Vale, for example, employs nearly 200,000 people around the world and has annual profits equivalent to nearly four times Mozambique’s state budget. It can recruit, train, and compensate employees to represent its interests on a scale far beyond what the government can do. Without Vale’s capacity for number crunching, Mozambique’s regulators lean on the companies they oversee for all manner of important data.

In 2011, the Mozambican government published an independent study of the country’s mining, oil, and gas industries. Conducted by a Ghanaian consulting company, Boas and Associates, the report was part of Mozambique’s application to the Extractive Industries Transparency Initiative, a World Bank-funded program designed to encourage an honest accounting of mining revenue and payments by participating countries and corporations alike. Mozambique’s candidacy was ultimately denied on the basis of its failure to publish what it earned from the companies involved, [but the report also noted a lack of qualified personnel in the agencies governing almost every aspect of the extraction of Mozambique’s natural resources]: licenses, prospecting, mining and drilling, sales, export.
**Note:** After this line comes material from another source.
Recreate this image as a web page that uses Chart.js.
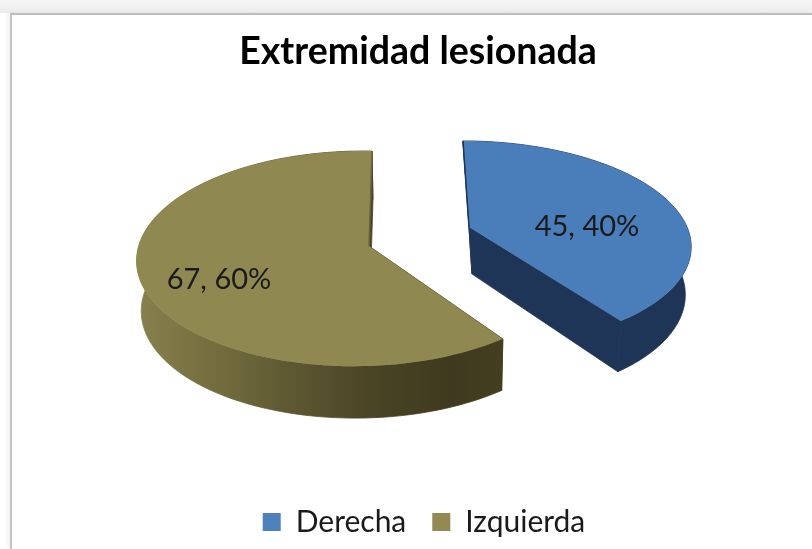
<!DOCTYPE html>
<html>
<head>
<meta charset="utf-8">
<title>Extremidad lesionada</title>
<script src="https://cdn.jsdelivr.net/npm/chart.js@4"></script>
<style>
  html, body { margin: 0; padding: 0; background: #fff; overflow: hidden; }
  body { width: 812px; height: 549px; position: relative; }
  .topband { position: absolute; left: 0; top: 0; width: 812px; height: 13px; background: linear-gradient(#f6f6f6, #ececec); }
  .frame { position: absolute; left: 10px; top: 13px; width: 802px; height: 536px; box-sizing: border-box;
           border-top: 2px solid #bdbdbd; border-left: 2px solid #c4c4c4; background: #fff;
           box-shadow: -3px 0 4px rgba(0,0,0,0.05); }
  canvas { position: absolute; left: 0; top: 0; }
</style>
</head>
<body>
<div class="topband"></div>
<div class="frame"></div>
<canvas id="pie" width="812" height="549"></canvas>
<script>
// ─── DATA ──────────────────────────────────────────────────────
const categories = ["Derecha", "Izquierda"];
const counts = [45, 67];
const topColors = ["#4a7ebb", "#8f8850"];
const chartTitle = "Extremidad lesionada";
const FONT = "Lato, 'Open Sans', sans-serif";

// ─── 3D VIEW OF EACH SLICE ─────────────────────────────────────
// each slice sits on its own exploded plane, seen with a bit of perspective
const views = [
  { cx: 469, cy: 227, rx: 218, ry: 100, k: 0.162, m: 0, skew: 7,
    dropX: 3, dropY: 47, shrink: 0.96, labelX: 118, labelY: 0 },
  { cx: 369, cy: 246, rx: 220, ry: 106, k: 0.117, m: -0.045, skew: -3.4,
    dropX: 1, dropY: 50, shrink: 0.984, labelX: -150, labelY: 34 },
];

function project(view, angle, radius, lower) {
  const u = Math.cos(angle) * radius;
  const v = Math.sin(angle) * radius;
  const w = 1 - view.k * v - view.m * u;
  let x = (view.rx * u + view.skew * v) / w;
  let y = (view.ry * v) / w;
  if (lower) {
    x = x * view.shrink + view.dropX;
    y = y * (2 - view.shrink) + view.dropY;
  }
  return { x: view.cx + x, y: view.cy + y };
}

function rimPoints(view, start, end, lower) {
  const pts = [];
  const steps = 120;
  for (let i = 0; i <= steps; i++) {
    pts.push(project(view, start + ((end - start) * i) / steps, 1, lower));
  }
  return pts;
}

function tracePath(ctx, pts) {
  ctx.beginPath();
  pts.forEach((p, i) => (i ? ctx.lineTo(p.x, p.y) : ctx.moveTo(p.x, p.y)));
  ctx.closePath();
}

function sideFill(ctx, index) {
  if (index === 0) return "#1f3557";
  const grad = ctx.createLinearGradient(140, 0, 505, 0);
  grad.addColorStop(0, "#85804c");
  grad.addColorStop(0.18, "#767040");
  grad.addColorStop(0.4, "#5f5933");
  grad.addColorStop(0.62, "#4b4526");
  grad.addColorStop(0.85, "#3f3a1f");
  grad.addColorStop(1, "#443f20");
  return grad;
}

// ─── PIE PLUGIN ────────────────────────────────────────────────
const pie3d = {
  id: "pie3d",
  afterLayout(chart) {
    // legend sits a little right of the title
    chart.legend.left += 6;
    chart.legend.right += 6;
  },
  beforeDatasetDraw(chart, args) {
    const { ctx } = chart;
    const arcs = chart.getDatasetMeta(args.index).data;
    const total = counts.reduce((a, b) => a + b, 0);

    arcs.forEach((arc, i) => {
      const view = views[i];
      const { startAngle, endAngle } = arc.getProps(["startAngle", "endAngle"]);
      const upper = rimPoints(view, startAngle, endAngle, false);
      const lower = rimPoints(view, startAngle, endAngle, true);
      const hub = project(view, 0, 0, false);
      const hubLow = project(view, 0, 0, true);

      ctx.save();
      const wall = sideFill(ctx, i);
      ctx.fillStyle = wall;
      ctx.strokeStyle = wall;
      ctx.lineWidth = 0.8;
      ctx.lineJoin = "round";

      // outer wall, then the two cut walls; stroked too so no seam shows
      [
        upper.concat(lower.slice().reverse()),
        [hub, upper[0], lower[0], hubLow],
        [hub, upper[upper.length - 1], lower[lower.length - 1], hubLow],
      ].forEach((pts) => {
        tracePath(ctx, pts);
        ctx.fill();
        ctx.stroke();
      });

      // top face
      tracePath(ctx, [hub].concat(upper));
      ctx.fillStyle = topColors[i];
      ctx.fill();

      // thin dark edge along the cut facing the gap
      ctx.beginPath();
      const first = i === 0 ? upper[0] : upper[upper.length - 1];
      ctx.moveTo(first.x, first.y);
      ctx.lineTo(hub.x, hub.y);
      ctx.strokeStyle = i === 0 ? "#1f3557" : "#6b6538";
      ctx.lineWidth = 1.5;
      ctx.stroke();

      // value, share label
      const pct = Math.round((counts[i] / total) * 100);
      ctx.fillStyle = "#1a1a1a";
      ctx.font = "29px " + FONT;
      ctx.textAlign = "center";
      ctx.textBaseline = "middle";
      ctx.fillText(counts[i] + ", " + pct + "%", hub.x + view.labelX, hub.y + view.labelY);
      ctx.restore();
    });
    return false;
  },
};

// ─── CHART ─────────────────────────────────────────────────────
new Chart(document.getElementById("pie"), {
  type: "pie",
  data: {
    labels: categories,
    datasets: [{ data: counts, backgroundColor: ["#4f81bd", "#938953"], borderWidth: 0 }],
  },
  options: {
    responsive: false,
    animation: false,
    layout: { padding: { left: 24, top: 29, bottom: 2 } },
    plugins: {
      tooltip: { enabled: false },
      title: {
        display: true,
        text: chartTitle,
        color: "#000",
        font: { family: FONT, size: 37.5, weight: "bold" },
        padding: { top: 0, bottom: 20 },
      },
      legend: {
        position: "bottom",
        labels: {
          boxWidth: 18,
          boxHeight: 18,
          padding: 26,
          color: "#1a1a1a",
          font: { family: FONT, size: 30 },
        },
      },
    },
  },
  plugins: [pie3d],
});
</script>
</body>
</html>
According to the report, the [Mozambican government has no way of verifying the quality and quantity of minerals in the concessions it leases to private companies, and it depends on those companies for data on what is ultimately mined and exported]. Worse, the government has no system for monitoring global commodity prices or of tracking companies’ investment costs, which means it cannot independently verify a company’s profits.

Lesson? It’s not all corruption. It is also about the incentive structure that has resulted from government’s reliance on the word of profit-maximizing mining companies.

Improving government capacity to regulate resource sector operations is a key pillar of accountability and transparency that is currently missing from the discussion on how to manage Africa’s resources. It is easier to blame it all on thieving politicians and mining executives.

Not all governments might find it useful to improve their technical capacity (it is easier for them to steal if the valuation of state assets remain uncertain) but I bet many African states, especially those with moderately democratic regimes, can be persuaded to boost their technical capacity, if not for anything then just to improve their bargaining position vis-a-vis mining companies. At a minimum, this would mean more money for their pockets, and perhaps also more money for roads, schools and hospitals.